|
Carissa Tudor, Brown University
Recent scholarship has drawn attention to women in democratization studies by probing the reasons for women’s enfranchisement and the impacts of it (Morgan-Collins 2021). Yet, little work has questioned or investigated why women were excluded from modern politics in the first place. Building on other work in which I demonstrate the widespread participation of women in the pre-democratic early modern Europe, this paper probes women’s political exclusions through a comparative study of the democratization processes in France and the United Kingdom, using a most different systems design.
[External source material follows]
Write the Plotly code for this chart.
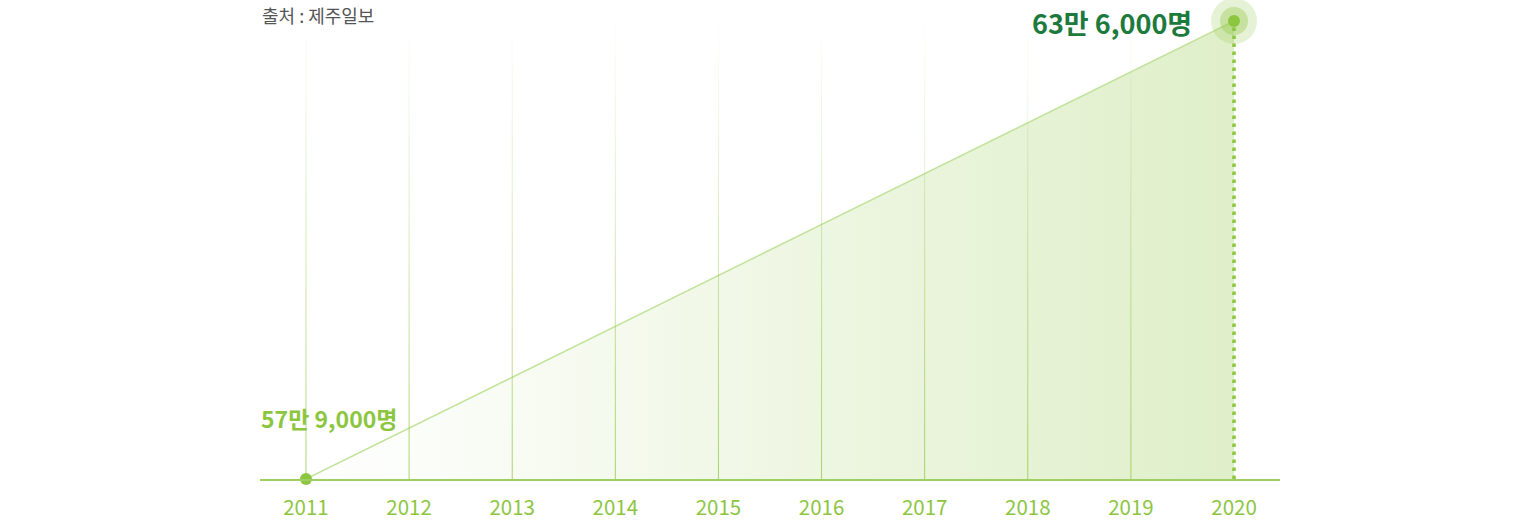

I investigate why, despite radically different democratic reform processes in France (1789 and 1848) and the United Kingdom (1830s), both countries universally excluded women as part of the process. I argue that even within very different political contexts, a similar process of institutional rationalization decoupled political rights from the complex reality of economic activities, fundamentally altering how rights were structured and who had access to them. Where an old system of embedded suffrage allowed some women to participate in politics, the process of rationalization facilitated the universal exclusion of women. Importantly the distinction between embedded and rational suffrage systems goes well beyond the issue of property-based voting. Some non-elite women were able to participate in embedded systems and women’s lost rights were not simply the result of the elimination of property requirements for voting. This work speaks to the growing literature focused on democratic decline and the complications and contradictions of the early democratization processes in Europe.